Évangile de Jésus Christ selon saint Luc (Lc 16, 19-31)

En ce temps-là,
Jésus disait aux pharisiens :
« Il y avait un homme riche,
vêtu de pourpre et de lin fin,
qui faisait chaque jour des festins somptueux.
Devant son portail gisait un pauvre nommé Lazare,
qui était couvert d’ulcères.
Il aurait bien voulu se rassasier
de ce qui tombait de la table du riche ;
mais les chiens, eux, venaient lécher ses ulcères.
Or le pauvre mourut,
et les anges l’emportèrent auprès d’Abraham.
Le riche mourut aussi,
et on l’enterra.
Au séjour des morts, il était en proie à la torture ;
levant les yeux,
il vit Abraham de loin et Lazare tout près de lui.
Alors il cria :
“Père Abraham,
prends pitié de moi
et envoie Lazare tremper le bout de son doigt dans l’eau
pour me rafraîchir la langue,
car je souffre terriblement dans cette fournaise.
– Mon enfant, répondit Abraham,
rappelle-toi :
tu as reçu le bonheur pendant ta vie,
et Lazare, le malheur pendant la sienne.
Maintenant, lui, il trouve ici la consolation,
et toi, la souffrance.
Et en plus de tout cela, un grand abîme
a été établi entre vous et nous,
pour que ceux qui voudraient passer vers vous
ne le puissent pas,
et que, de là-bas non plus, on ne traverse pas vers nous.”
Le riche répliqua :
“Eh bien ! père, je te prie d’envoyer Lazare
dans la maison de mon père.
En effet, j’ai cinq frères :
qu’il leur porte son témoignage,
de peur qu’eux aussi ne viennent
dans ce lieu de torture !”
Abraham lui dit :
“Ils ont Moïse et les Prophètes :
qu’ils les écoutent !
– Non, père Abraham, dit-il,
mais si quelqu’un de chez les morts vient les trouver,
ils se convertiront.”
Abraham répondit :
“S’ils n’écoutent pas Moïse ni les Prophètes,
quelqu’un pourra bien ressusciter d’entre les morts :
ils ne seront pas convaincus.” »

Envoie Lazare me rafraîchir la langue

Une parabole pour anticiper sur la morale des Plaideurs : « Tel qui rit vendredi dimanche pleurera » ? Jésus nous exhorte surtout à prendre au sérieux notre passage sur terre, tant l’éternité vient secrètement frôler chacune de nos journées. Un jour, il sera trop tard.
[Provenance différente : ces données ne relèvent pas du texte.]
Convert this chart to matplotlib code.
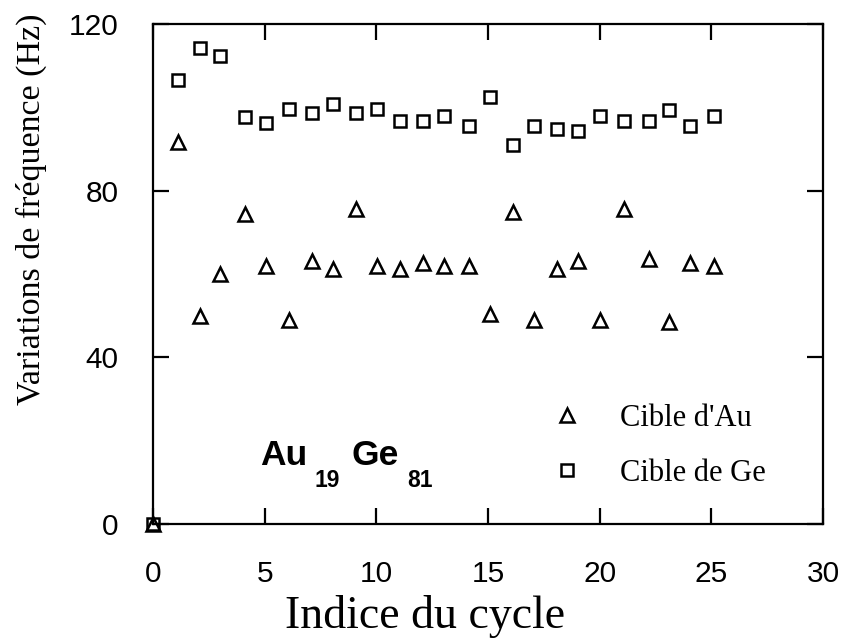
import matplotlib
matplotlib.use("Agg")
import matplotlib.pyplot as plt

cycle_ge = [0, 1.1, 2.1, 3.0, 4.1, 5.05, 6.1, 7.1, 8.05, 9.1, 10.05, 11.05, 12.1, 13.05, 14.15,
            15.1, 16.1, 17.05, 18.1, 19.05, 20.0, 21.1, 22.2, 23.1, 24.05, 25.1]
freq_ge = [0, 106.5, 114.2, 112.3, 97.7, 96.2, 99.6, 98.6, 100.8, 98.6, 99.6, 96.7, 96.7, 97.9, 95.5,
           102.5, 91.0, 95.5, 94.8, 94.3, 97.9, 96.7, 96.7, 99.4, 95.5, 97.9]

cycle_au = [0, 1.1, 2.1, 3.0, 4.1, 5.05, 6.1, 7.1, 8.05, 9.1, 10.05, 11.05, 12.1, 13.05, 14.15,
            15.1, 16.1, 17.05, 18.1, 19.05, 20.0, 21.1, 22.2, 23.1, 24.05, 25.1]
freq_au = [0, 91.7, 49.9, 60.0, 74.4, 61.9, 49.0, 63.1, 61.2, 75.6, 61.9, 61.2, 62.6, 61.9, 61.9,
           50.4, 74.9, 49.0, 61.2, 63.1, 49.0, 75.6, 63.6, 48.5, 62.6, 61.9]

x_ticks = [0, 5, 10, 15, 20, 25, 30]
y_ticks = [0, 40, 80, 120]

fig = plt.figure(figsize=(8.41, 6.4), dpi=100)
ax = fig.add_axes([153/841, 1-524/640, (823-153)/841, (524-24)/640])

ax.plot(cycle_au, freq_au, linestyle='none', marker='^', markersize=9.5,
        markerfacecolor='none', markeredgecolor='black', markeredgewidth=1.8,
        label="Cible d'Au", clip_on=False)
ax.plot(cycle_ge, freq_ge, linestyle='none', marker='s', markersize=8.5,
        markerfacecolor='none', markeredgecolor='black', markeredgewidth=1.8,
        label='Cible de Ge', clip_on=False)

ax.set_xlim(0, 30)
ax.set_ylim(0, 120)
ax.set_xticks(x_ticks)
ax.set_yticks(y_ticks)
for s in ax.spines.values():
    s.set_linewidth(1.6)
ax.tick_params(direction='in', length=11.5, width=1.6, top=True, right=True,
               labelsize=21.5)
ax.tick_params(axis='x', pad=26)
ax.tick_params(axis='y', pad=25)
for lab in ax.get_xticklabels() + ax.get_yticklabels():
    lab.set_fontfamily('Liberation Sans')

ax.set_xlabel('Indice du cycle', fontfamily='Liberation Serif', fontsize=33)
ax.xaxis.set_label_coords((425-153)/670, (524-617)/500)
ax.xaxis.label.set_verticalalignment('center')
ax.set_ylabel('Variations de fréquence (Hz)', fontfamily='Liberation Serif', fontsize=24.5)
ax.yaxis.set_label_coords((31-153)/670, (524-209)/500)
ax.yaxis.label.set_verticalalignment('center')

leg = ax.legend(loc='lower right', bbox_to_anchor=((778-153)/670, (524-500)/500),
                frameon=False, prop={'family': 'Liberation Serif', 'size': 22},
                handletextpad=1.0, labelspacing=0.85, handlelength=1.5, borderaxespad=0)

ax.text(4.79, 14.2, 'Au', fontfamily='Liberation Sans', fontweight='bold', fontsize=25.5,
        ha='left', va='baseline')
ax.text(7.25, 8.9, '19', fontfamily='Liberation Sans', fontweight='bold', fontsize=16.5,
        ha='left', va='baseline')
ax.text(8.91, 14.2, 'Ge', fontfamily='Liberation Sans', fontweight='bold', fontsize=25.5,
        ha='left', va='baseline')
ax.text(11.37, 8.9, '81', fontfamily='Liberation Sans', fontweight='bold', fontsize=16.5,
        ha='left', va='baseline')

fig.savefig('out.png', dpi=100)
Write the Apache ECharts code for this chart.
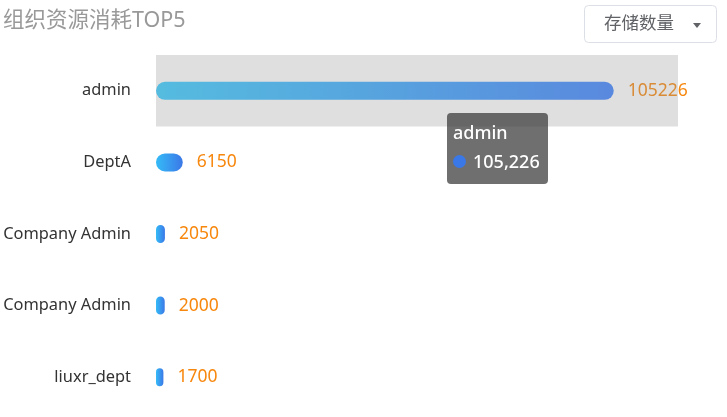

Trop tard ? Un abîme infranchissable sépare les deux hommes. Mais plus puissant que le seul verdict de la morale, l’amour du Christ Rédempteur. Parions sur ce soi-disant mauvais riche (le mot n’est pas dans l’Évangile). Sera-t-il éternellement condamné du seul fait de son aveuglement terrestre ? Son repentir sincère, le souci touchant qu’il a du salut de ses frères inaugurent en lui comme une conversion. Est-il perdu, à jamais ?

 Il a dû lui suffire d’un mot. A des paroissiens rigoristes qui manquaient d’espérance sur les suicidés, le Curé d’Ars disait qu’entre le pont et la rivière, on ne pouvait jamais savoir ce qui se passait. Qu’il pouvait se passer bien des choses. Un seul mot peut-être, celui du bon larron ou de l’ouvrier de la dernière heure, un « Oui » d’amour à Jésus, à l’instant de la rencontre. Dans le secret du soir de sa vie, chacun le prononcera librement, et de manière unique. Plus grand encore que le sein d’Abraham, le cœur du Christ Ressuscité l’attendra alors de nous.  Le riche de la parabole l’avait sur le bout de sa langue brûlante, en attente, et Lazare, belle image de la communion des saints, a bien dû mettre son doigt de fraîcheur sur elle pour que, le moment venu, il le prononce. Enfin.